Camera Obscura hit theaters on June 9th and Digital HD June 13th…and I have to tell you, it is a terrifying movie.
Not because there’s an indestructible serial killer in a hockey mask butchering college students, there isn’t one. Not because CGI dinosaurs or monsters are devouring everyone in sight, there isn’t any of that either. Not because of cheap jump scares, there aren’t any of those. Not because the director splashed the body weight of the cast and crew in fake blood all over the screen, while there is some gore to be had it is applied with a studied hand and always furthers the story.

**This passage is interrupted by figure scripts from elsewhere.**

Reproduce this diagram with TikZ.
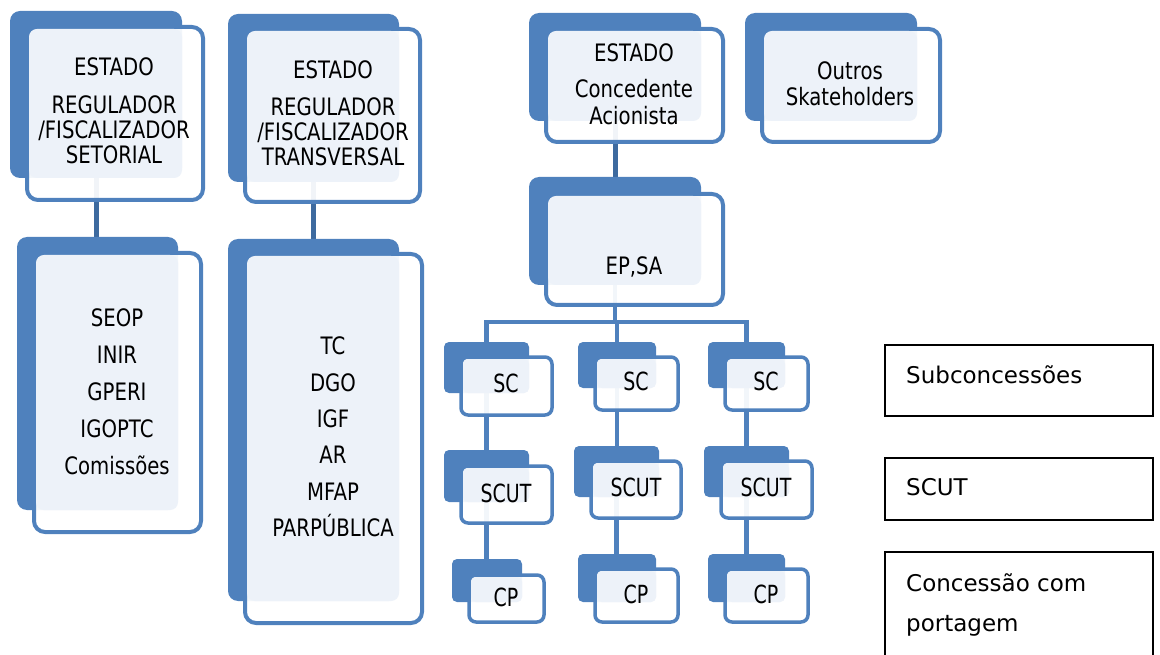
\documentclass[tikz,border=0pt]{standalone}
\usepackage{fontspec}
\setmainfont{DejaVu Sans}
\newfontfamily\boxfont[FakeStretch=0.82]{DejaVu Sans}
\newfontfamily\smfont[FakeStretch=0.76]{DejaVu Sans}
\usetikzlibrary{backgrounds,fit,calc}
\definecolor{blueA}{HTML}{4F81BD}
\definecolor{blueD}{HTML}{3D6A9F}
\definecolor{lightB}{HTML}{EDF2F9}
\tikzset{
  backbig/.style={fill=blueA, rounded corners=10pt, inner sep=0pt, outer sep=0pt},
  frontbig/.style={draw=blueA, line width=4pt, fill=white, fill opacity=0.93, rounded corners=11pt, inner sep=0pt, outer sep=0pt},
  lightbig/.style={fill=lightB, rounded corners=8pt},
  backsm/.style={fill=blueA, rounded corners=5pt, inner sep=0pt, outer sep=0pt},
  frontsm/.style={draw=blueA, line width=3.5pt, fill=white, fill opacity=0.93, rounded corners=7pt, inner sep=0pt, outer sep=0pt},
  lightsm/.style={fill=lightB, rounded corners=5pt},
  lbl/.style={font=\boxfont\fontsize{24}{25}\selectfont, align=center, inner sep=0pt, text=black},
  smlbl/.style={font=\smfont\fontsize{25}{26}\selectfont, inner sep=0pt, text=black},
  conn/.style={draw=blueA, line width=4.5pt},
  conntop/.style={draw=blueD, line width=5pt},
  legbox/.style={draw=black, line width=1.5pt, inner sep=0pt, outer sep=0pt},
  leglbl/.style={font=\fontsize{23}{40}\selectfont, align=left, inner sep=0pt, anchor=west, text=black},
}
\newcommand\stackbox[6]{%
  \node[back#2, fit={(#3) (#4)}] (#1) {};
  \node[front#2, fit={(#5) (#6)}] (#1f) {};
  \path[light#2] ([shift={(2pt,-2pt)}]#1f.north west) rectangle (#1.south east);
}
\begin{document}
\begin{tikzpicture}[x=1pt,y=-1pt]
\useasboundingbox (0,0) rectangle (1160,655);
\clip (0,0) rectangle (1160,655);

% boxes
\stackbox{A}{big}{10,11}{182,178}{27,27}{203,200}
\stackbox{B}{big}{228,14}{399,182}{245,29}{420,202}
\stackbox{C}{big}{17,237}{178,510}{34,253}{201,532}
\stackbox{D}{big}{228,239}{399,601}{245,254}{422,623}
\stackbox{E}{big}{529,13}{701,121}{546,29}{723,142}
\stackbox{F}{big}{745,13}{917,121}{762,29}{940,142}
\stackbox{G}{big}{529,177}{701,285}{546,194}{723,305}
\stackbox{SCa}{sm}{444,342}{529,393}{461,357}{552,415}
\stackbox{SCb}{sm}{578,342}{656,388}{595,357}{678,410}
\stackbox{SCc}{sm}{708,342}{785,388}{725,357}{808,410}
\stackbox{UTa}{sm}{444,450}{529,502}{461,466}{552,523}
\stackbox{UTb}{sm}{574,446}{659,497}{591,461}{681,518}
\stackbox{UTc}{sm}{704,446}{789,497}{721,461}{812,518}
\stackbox{CPa}{sm}{452,559}{522,602}{469,575}{544,622}
\stackbox{CPb}{sm}{578,554}{656,602}{595,569}{678,622}
\stackbox{CPc}{sm}{708,554}{785,602}{725,569}{808,622}

% connectors
\coordinate (bar) at (616,322);
\begin{pgfonlayer}{background}
  \draw[conntop] (A.south) -- (A.south |- C.north);
  \draw[conntop] (B.south) -- (B.south |- D.north);
  \draw[conntop] (E.south) -- (E.south |- G.north);
  \draw[conn] (G.south) -- (G.south |- bar);
  \draw[conn] (SCa.north) |- (bar) -| (SCc.north);
  \draw[conn] (SCb.north) -- (SCb.north |- bar);
  \draw[conn] (SCa.south) -- (SCa.south |- UTa.north);
  \draw[conn] (SCb.south) -- (SCb.south |- UTb.north);
  \draw[conn] (SCc.south) -- (SCc.south |- UTc.north);
  \draw[conn] (UTa.south) -- (UTa.south |- CPa.north);
  \draw[conn] (UTb.south) -- (UTb.south |- CPb.north);
  \draw[conn] (UTc.south) -- (UTc.south |- CPc.north);
\end{pgfonlayer}

% texts
\node[lbl] (tA) at (114,111) {ESTADO\\[13pt]REGULADOR\\/FISCALIZADOR\\SETORIAL};
\node[lbl] (tB) at (333,113.5) {ESTADO\\[12pt]REGULADOR\\/FISCALIZADOR\\TRANSVERSAL};
\node[lbl, font=\boxfont\fontsize{24}{37}\selectfont] (tC) at (117,391.5) {SEOP\\INIR\\GPERI\\IGOPTC\\Comissões};
\node[lbl, font=\boxfont\fontsize{24}{36.4}\selectfont] (tD) at (333,437) {TC\\DGO\\IGF\\AR\\MFAP\\PARPÚBLICA};
\node[lbl, font=\boxfont\fontsize{24}{27}\selectfont] (tE) at (634,84.5) {ESTADO\\[9pt]Concedente\\Acionista};
\node[lbl, font=\boxfont\fontsize{24}{26}\selectfont] (tF) at (850,84) {Outros\\Skateholders};
\node[lbl] (tG) at (634,267) {EP,SA};
\node[smlbl] (tSCa) at (506,383) {SC};
\node[smlbl] (tSCb) at (636,381) {SC};
\node[smlbl] (tSCc) at (766,381) {SC};
\node[smlbl] (tUTa) at (506,493) {SCUT};
\node[smlbl] (tUTb) at (636,487) {SCUT};
\node[smlbl] (tUTc) at (766,487) {SCUT};
\node[smlbl] (tCPa) at (506,597) {CP};
\node[smlbl] (tCPb) at (636,594) {CP};
\node[smlbl] (tCPc) at (766,594) {CP};

% legend
\node[legbox, fit={(885,345) (1153,416)}] (L1) {};
\node[legbox, fit={(885,458) (1153,520)}] (L2) {};
\node[legbox, fit={(885,552) (1153,680)}] (L3) {};
\node[leglbl] (lt1) at (906,375) {Subconcessões};
\node[leglbl] (lt2) at (906,487) {SCUT};
\node[leglbl] (lt3) at (906,604.5) {Concessão com\\portagem};
\end{tikzpicture}
\end{document}
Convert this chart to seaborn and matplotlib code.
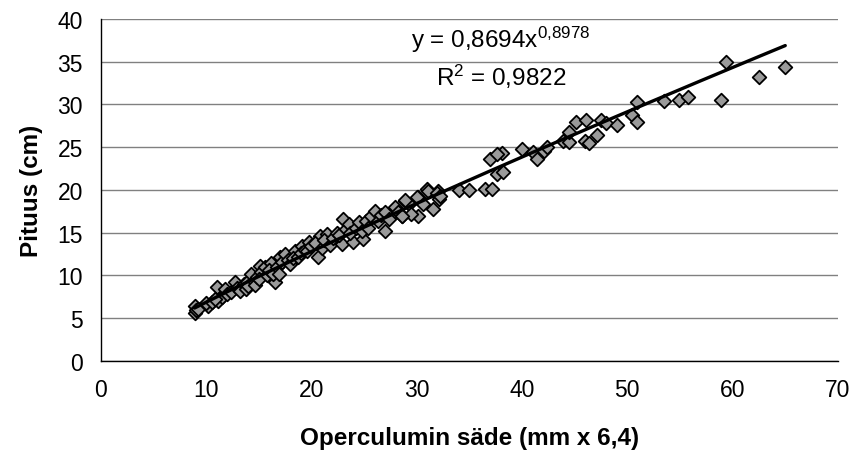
import numpy as np
import pandas as pd
import matplotlib
matplotlib.use("Agg")
import matplotlib.pyplot as plt
import seaborn as sns

# Operculum radius (mm x 6.4) vs length (cm)
x_vals = [
    8.9, 8.9, 9.0, 9.2,
    10.2, 10.0, 10.6, 11.1, 11.0, 11.5, 10.8,
    11.8, 12.0, 12.4, 12.7, 12.9, 13.4, 13.2, 13.6, 13.9, 13.8, 14.0,
    14.3, 14.5, 14.6, 14.8, 15.1, 15.2, 15.0, 15.6, 15.8, 16.2, 16.0, 16.5, 16.3, 16.7, 16.9,
    17.0, 17.2, 17.5, 17.8, 18.0, 18.4, 18.2, 18.7, 19.1, 19.0, 19.4, 19.8, 19.6, 20.0,
    20.6, 20.8, 20.3, 21.0, 21.5, 21.2, 21.8, 22.0, 22.4, 22.9, 22.6, 23.0, 23.3, 23.6, 23.9,
    23.7, 24.2, 24.5, 24.9, 24.8, 25.2, 25.4, 25.7, 26.0, 26.3, 26.6, 27.0, 27.0, 27.4, 27.9,
    28.2, 28.9, 28.6, 29.3, 30.1, 30.1, 30.6,
    31.0, 32.0, 28.9, 30.0, 31.1, 31.9, 31.5, 32.1, 29.5, 28.6, 32.2,
    34.0, 35.0, 36.5, 37.1, 37.6, 38.2, 37.0, 38.1, 37.6,
    40.0, 41.0, 41.4, 42.1, 42.4, 43.9, 44.5, 44.5, 45.1, 46.0, 46.4, 46.1, 47.1,
    47.5, 48.0, 49.0, 50.4, 50.9, 50.9,
    53.5, 54.9, 55.8, 58.9, 59.4, 62.5, 65.0,
]
y_vals = [
    6.4, 5.6, 5.9, 6.1,
    6.4, 6.8, 6.9, 7.0, 8.6, 7.5, 7.2,
    8.4, 7.8, 8.1, 9.2, 8.5, 8.7, 8.2, 9.0, 9.2, 8.4, 8.8,
    10.2, 9.4, 8.9, 9.8, 11.1, 10.4, 9.6, 11.0, 10.0, 11.5, 10.6, 9.2, 10.2, 11.0, 10.2,
    12.2, 11.6, 12.5, 11.8, 11.3, 12.9, 12.0, 12.2, 13.5, 12.6, 13.0, 13.9, 12.9, 13.4,
    12.2, 14.6, 13.8, 13.2, 14.9, 14.1, 13.6, 14.4, 15.0, 13.7, 14.7, 16.6, 15.4, 16.0, 13.9,
    15.0, 15.6, 16.2, 14.3, 15.2, 16.4, 15.6, 17.0, 17.5, 16.4, 17.1, 17.4, 15.2, 16.6, 18.0,
    17.4, 18.7, 17.0, 18.3, 19.2, 17.0, 18.4,
    20.1, 19.9, 18.8, 19.2, 19.9, 19.7, 17.8, 18.9, 17.2, 17.0, 19.3,
    20.0, 20.0, 20.1, 20.1, 21.9, 22.1, 23.6, 24.3, 24.2,
    24.8, 24.4, 23.6, 24.6, 25.0, 25.7, 25.6, 26.8, 27.9, 25.7, 25.5, 28.2, 26.4,
    28.2, 27.8, 27.6, 28.8, 30.3, 27.9,
    30.4, 30.5, 30.9, 30.5, 35.0, 33.2, 34.4,
]

# Power trendline y = a * x^b
coef_a = 0.8694
coef_b = 0.8978
fit_label = "y = 0,8694x$^{0{,}8978}$"
r2_label = "R$^2$ = 0,9822"
x_label = "Operculumin säde (mm x 6,4)"
y_label = "Pituus (cm)"
x_ticks = [0, 10, 20, 30, 40, 50, 60, 70]
y_ticks = [0, 5, 10, 15, 20, 25, 30, 35, 40]

df = pd.DataFrame({"x": x_vals, "y": y_vals})
fit_x = np.linspace(min(x_vals), max(x_vals), 200)
fit_df = pd.DataFrame({"x": fit_x, "y": coef_a * fit_x ** coef_b})

sns.set_style("white")
plt.rcParams["font.family"] = ["Liberation Sans", "DejaVu Sans"]
plt.rcParams["mathtext.fontset"] = "custom"
plt.rcParams["mathtext.rm"] = "Liberation Sans"
plt.rcParams["mathtext.it"] = "Liberation Sans"
plt.rcParams["mathtext.default"] = "regular"
plt.rcParams["text.color"] = "black"
plt.rcParams["axes.labelcolor"] = "black"
plt.rcParams["xtick.color"] = "black"
plt.rcParams["ytick.color"] = "black"

fig, ax = plt.subplots(figsize=(8.55, 4.64), dpi=100)
fig.subplots_adjust(left=0.118, right=0.980, top=0.957, bottom=0.220)

sns.scatterplot(data=df, x="x", y="y", ax=ax, marker="D", s=48,
                color="#9a9a9a", edgecolor="black", linewidth=1.3, zorder=3)
sns.lineplot(data=fit_df, x="x", y="y", ax=ax, color="black", linewidth=2.4,
             zorder=4, estimator=None, sort=True)

ax.set_xlim(0, 70)
ax.set_ylim(0, 40)
ax.set_xticks(x_ticks)
ax.set_yticks(y_ticks)
ax.tick_params(axis="both", labelsize=16.5, length=5, width=1, colors="black",
               direction="out")
ax.tick_params(axis="y", pad=8)
ax.tick_params(axis="x", pad=7)
ax.yaxis.grid(True, color="#808080", linewidth=1)
ax.xaxis.grid(False)
ax.set_axisbelow(True)
for s in ["top", "right"]:
    ax.spines[s].set_visible(False)
for s in ["left", "bottom"]:
    ax.spines[s].set_color("black")
    ax.spines[s].set_linewidth(1)

ax.set_xlabel(x_label, fontsize=17.5, fontweight="bold", labelpad=18, color="black")
ax.set_ylabel(y_label, fontsize=17.5, fontweight="bold", labelpad=10, color="black")

ax.text(38.0, 37.7, fit_label, fontsize=17.5, ha="center", va="center", color="black")
ax.text(38.0, 33.3, r2_label, fontsize=17.5, ha="center", va="center", color="black")

fig.savefig("out.png", dpi=100)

The movie is terrifying because the director Aaron B. Koontz (who also shares a writing credit on the script with Cameron Burns) makes dirty little voyeurs out of the audience who have an intimate front row seat to the slow inevitable crumbling of a good man’s sanity and to his descent into madness, violence, and evil. It is like watching a train wreck, you know you should look away but you just can’t. Camera Obscura is a rare thing in this age of sequels, reboots, remakes and prepackaged franchise movies, it is a shining example of small independent film making and the power it can have. This movie is truly an uniquely unsettling work of genius in all its details large and small.
The main character Jack Zeller is war photographer who has come back from Afghanistan with PTSD and a not especially firm grip on reality. He came back from the war vowing never to pick up a camera again. His well-meaning fiance gives him an antique camera she bought for him at an auction which starts a bloody chain of events leading to a tragic and intriguing ending. The actor who plays Jack, Christopher Denham, is absolutely incandescent in the role giving an incredibly powerful and nuanced performance. If the Oscar truly rewarded excellence in a film he would be walking away with a gold statue as would just about everybody involved in this project.
[RELATED: The Camera Obscura trailer…don’t believe everything you see.]
Have to give a special mention to something I rarely pay all that much attention to while watching a movie, the score. The music for Camera Obscura is almost like another actor contributing to telling the story and creating as well as notching up the tension of the narrative. I don’t remember the last time the score affected me quite like this one did, it truly added an important element to the over all disturbing feel of the movie.
I am at a loss for words in describing this gem of a film, think Memento, Blue Velvet and elements of Final Destination mashed together with a dash of the stuff nightmares are made of thrown in for good measure. It is as good a description as any but fails to do this film any kind of justice. I can’t wait to see it in a theater full of people on the big screen…as I watch this brilliant movie again I will have the added entertainment of watching people in the audience squirm uneasily as the plot unfolds telling its unflinchingly brutal story.
I give Camera Obscura 5 full Bananas because that is as high as our scale goes. It deserves more.